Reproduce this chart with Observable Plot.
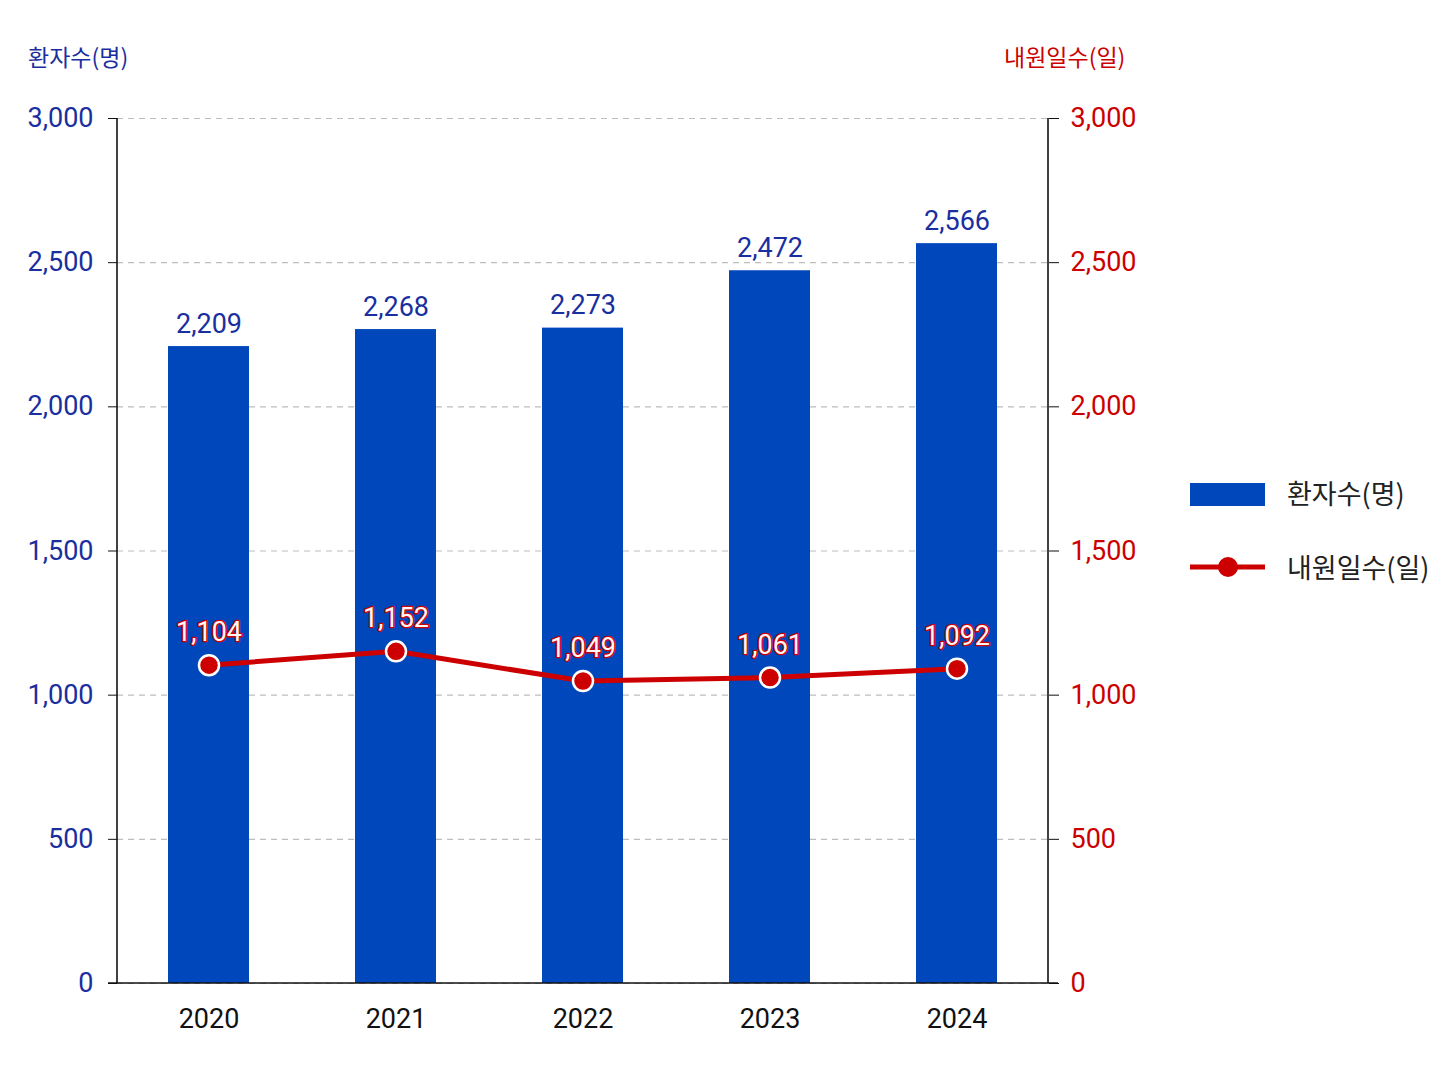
<!DOCTYPE html>
<html>
<head>
<meta charset="utf-8">
<script src="https://cdn.jsdelivr.net/npm/d3@7"></script>
<script src="https://cdn.jsdelivr.net/npm/@observablehq/plot@0.6"></script>
<style>
  html, body { margin: 0; padding: 0; background: #fff; }
  #wrap { position: relative; width: 1448px; height: 1086px; background: #fff; font-family: Roboto, "Noto Sans CJK KR", sans-serif; }
  .ttl { position: absolute; font-family: "Noto Sans CJK KR", Roboto, sans-serif; font-size: 23px; line-height: 1; white-space: nowrap; }
  .leg { position: absolute; font-family: "Noto Sans CJK KR", Roboto, sans-serif; font-size: 27px; color: #222; line-height: 1; white-space: nowrap; }
</style>
</head>
<body>
<div id="wrap"></div>
<script>
const years = ["2020", "2021", "2022", "2023", "2024"];
const patients = [2209, 2268, 2273, 2472, 2566];
const visitDays = [1104, 1152, 1049, 1061, 1092];
const yTicks = [0, 500, 1000, 1500, 2000, 2500, 3000];
const leftTitle = "환자수(명)";
const rightTitle = "내원일수(일)";

const BLUE = "#0047bb";
const BLUE_TXT = "#1a2f9f";
const RED = "#cc0000";

const rows = years.map((y, i) => ({year: y, patients: patients[i], days: visitDays[i]}));
const fmt = d3.format(",");

const W = 1448, H = 1086;
const mL = 117, mR = 400, mT = 118, mB = 103;

const chart = Plot.plot({
  width: W,
  height: H,
  marginLeft: mL,
  marginRight: mR,
  marginTop: mT,
  marginBottom: mB,
  style: {fontFamily: "Roboto, sans-serif", background: "transparent", overflow: "visible"},
  x: {domain: years, padding: 0.568, paddingOuter: 0.267, align: 0.5},
  y: {domain: [0, 3000]},
  marks: [
    Plot.gridY(yTicks, {stroke: "#bdbdbd", strokeOpacity: 1, strokeWidth: 1.2, strokeDasharray: "6,5"}),
    Plot.barY(rows, {x: "year", y: "patients", fill: BLUE}),
    Plot.axisY(yTicks, {anchor: "left", tickSize: 9, tickPadding: 15, tickFormat: fmt, fontSize: 27, color: BLUE_TXT, label: null, stroke: "#111"}),
    Plot.axisY(yTicks, {anchor: "right", tickSize: 10, tickPadding: 12, tickFormat: fmt, fontSize: 27, color: RED, label: null, stroke: "#111"}),
    Plot.axisX({anchor: "bottom", tickSize: 0, tickPadding: 25, fontSize: 27, color: "#111", label: null}),
    Plot.text(rows, {x: "year", y: "patients", text: d => fmt(d.patients), dy: -14, lineAnchor: "bottom", fontSize: 27, fill: BLUE_TXT}),
    Plot.line(rows, {x: "year", y: "days", stroke: RED, strokeWidth: 5}),
    Plot.dot(rows, {x: "year", y: "days", r: 10, fill: RED, stroke: "#fff", strokeWidth: 2.5}),
    Plot.text(rows, {x: "year", y: "days", text: d => fmt(d.days), dy: -24, lineAnchor: "bottom", fontSize: 27, fill: "#fff6f6", stroke: RED, strokeWidth: 2.6, paintOrder: "stroke"})
  ]
});

// axis lines derived from the scales
const ys = chart.scale("y");
const y0 = ys.apply(0), y1 = ys.apply(3000);
const svg = d3.select(chart);
const g = svg.append("g").attr("stroke", "#111").attr("stroke-width", 1.6);
g.append("line").attr("x1", mL).attr("x2", mL).attr("y1", y1).attr("y2", y0);
g.append("line").attr("x1", W - mR).attr("x2", W - mR).attr("y1", y1).attr("y2", y0);
g.append("line").attr("x1", mL - 9).attr("x2", W - mR + 10).attr("y1", y0).attr("y2", y0);

const wrap = document.getElementById("wrap");
wrap.appendChild(chart);
chart.style.position = "absolute";
chart.style.left = "0px";
chart.style.top = "0px";

function addDiv(cls, text, left, top, color) {
  const d = document.createElement("div");
  d.className = cls;
  d.textContent = text;
  d.style.left = left + "px";
  d.style.top = top + "px";
  if (color) d.style.color = color;
  wrap.appendChild(d);
  return d;
}
addDiv("ttl", leftTitle, 28, 45, BLUE_TXT);
addDiv("ttl", rightTitle, 1004, 45, RED);

// legend
const leg1 = document.createElement("div");
leg1.style.cssText = `position:absolute;left:1190px;top:483px;width:75px;height:23px;background:${BLUE};`;
wrap.appendChild(leg1);
addDiv("leg", leftTitle, 1287, 479);

const legSvg = d3.create("svg").attr("width", 80).attr("height", 30)
  .style("position", "absolute").style("left", "1188px").style("top", "552px");
legSvg.append("line").attr("x1", 2).attr("x2", 77).attr("y1", 15).attr("y2", 15).attr("stroke", RED).attr("stroke-width", 5);
legSvg.append("circle").attr("cx", 40).attr("cy", 15).attr("r", 10).attr("fill", RED);
wrap.appendChild(legSvg.node());
addDiv("leg", rightTitle, 1287, 553);
</script>
</body>
</html>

^^^^^^^^^^^^^^^^

**EXERCISE**
Take the data above and repeat it exactly, leaving each picture out.

**RESPONSE BELOW**
Reproduce this chart with Observable Plot.
<!DOCTYPE html>
<html>
<head>
<meta charset="utf-8">
<script src="https://cdn.jsdelivr.net/npm/d3@7"></script>
<script src="https://cdn.jsdelivr.net/npm/@observablehq/plot@0.6"></script>
<style>
  html, body { margin: 0; padding: 0; background: #fff; }
  #wrap { position: relative; width: 1448px; height: 1086px; background: #fff; font-family: Roboto, "Noto Sans CJK KR", sans-serif; }
  .ttl { position: absolute; font-family: "Noto Sans CJK KR", Roboto, sans-serif; font-size: 23px; line-height: 1; white-space: nowrap; }
  .leg { position: absolute; font-family: "Noto Sans CJK KR", Roboto, sans-serif; font-size: 27px; color: #222; line-height: 1; white-space: nowrap; }
</style>
</head>
<body>
<div id="wrap"></div>
<script>
const years = ["2020", "2021", "2022", "2023", "2024"];
const patients = [2209, 2268, 2273, 2472, 2566];
const visitDays = [1104, 1152, 1049, 1061, 1092];
const yTicks = [0, 500, 1000, 1500, 2000, 2500, 3000];
const leftTitle = "환자수(명)";
const rightTitle = "내원일수(일)";

const BLUE = "#0047bb";
const BLUE_TXT = "#1a2f9f";
const RED = "#cc0000";

const rows = years.map((y, i) => ({year: y, patients: patients[i], days: visitDays[i]}));
const fmt = d3.format(",");

const W = 1448, H = 1086;
const mL = 117, mR = 400, mT = 118, mB = 103;

const chart = Plot.plot({
  width: W,
  height: H,
  marginLeft: mL,
  marginRight: mR,
  marginTop: mT,
  marginBottom: mB,
  style: {fontFamily: "Roboto, sans-serif", background: "transparent", overflow: "visible"},
  x: {domain: years, padding: 0.568, paddingOuter: 0.267, align: 0.5},
  y: {domain: [0, 3000]},
  marks: [
    Plot.gridY(yTicks, {stroke: "#bdbdbd", strokeOpacity: 1, strokeWidth: 1.2, strokeDasharray: "6,5"}),
    Plot.barY(rows, {x: "year", y: "patients", fill: BLUE}),
    Plot.axisY(yTicks, {anchor: "left", tickSize: 9, tickPadding: 15, tickFormat: fmt, fontSize: 27, color: BLUE_TXT, label: null, stroke: "#111"}),
    Plot.axisY(yTicks, {anchor: "right", tickSize: 10, tickPadding: 12, tickFormat: fmt, fontSize: 27, color: RED, label: null, stroke: "#111"}),
    Plot.axisX({anchor: "bottom", tickSize: 0, tickPadding: 25, fontSize: 27, color: "#111", label: null}),
    Plot.text(rows, {x: "year", y: "patients", text: d => fmt(d.patients), dy: -14, lineAnchor: "bottom", fontSize: 27, fill: BLUE_TXT}),
    Plot.line(rows, {x: "year", y: "days", stroke: RED, strokeWidth: 5}),
    Plot.dot(rows, {x: "year", y: "days", r: 10, fill: RED, stroke: "#fff", strokeWidth: 2.5}),
    Plot.text(rows, {x: "year", y: "days", text: d => fmt(d.days), dy: -24, lineAnchor: "bottom", fontSize: 27, fill: "#fff6f6", stroke: RED, strokeWidth: 2.6, paintOrder: "stroke"})
  ]
});

// axis lines derived from the scales
const ys = chart.scale("y");
const y0 = ys.apply(0), y1 = ys.apply(3000);
const svg = d3.select(chart);
const g = svg.append("g").attr("stroke", "#111").attr("stroke-width", 1.6);
g.append("line").attr("x1", mL).attr("x2", mL).attr("y1", y1).attr("y2", y0);
g.append("line").attr("x1", W - mR).attr("x2", W - mR).attr("y1", y1).attr("y2", y0);
g.append("line").attr("x1", mL - 9).attr("x2", W - mR + 10).attr("y1", y0).attr("y2", y0);

const wrap = document.getElementById("wrap");
wrap.appendChild(chart);
chart.style.position = "absolute";
chart.style.left = "0px";
chart.style.top = "0px";

function addDiv(cls, text, left, top, color) {
  const d = document.createElement("div");
  d.className = cls;
  d.textContent = text;
  d.style.left = left + "px";
  d.style.top = top + "px";
  if (color) d.style.color = color;
  wrap.appendChild(d);
  return d;
}
addDiv("ttl", leftTitle, 28, 45, BLUE_TXT);
addDiv("ttl", rightTitle, 1004, 45, RED);

// legend
const leg1 = document.createElement("div");
leg1.style.cssText = `position:absolute;left:1190px;top:483px;width:75px;height:23px;background:${BLUE};`;
wrap.appendChild(leg1);
addDiv("leg", leftTitle, 1287, 479);

const legSvg = d3.create("svg").attr("width", 80).attr("height", 30)
  .style("position", "absolute").style("left", "1188px").style("top", "552px");
legSvg.append("line").attr("x1", 2).attr("x2", 77).attr("y1", 15).attr("y2", 15).attr("stroke", RED).attr("stroke-width", 5);
legSvg.append("circle").attr("cx", 40).attr("cy", 15).attr("r", 10).attr("fill", RED);
wrap.appendChild(legSvg.node());
addDiv("leg", rightTitle, 1287, 553);
</script>
</body>
</html>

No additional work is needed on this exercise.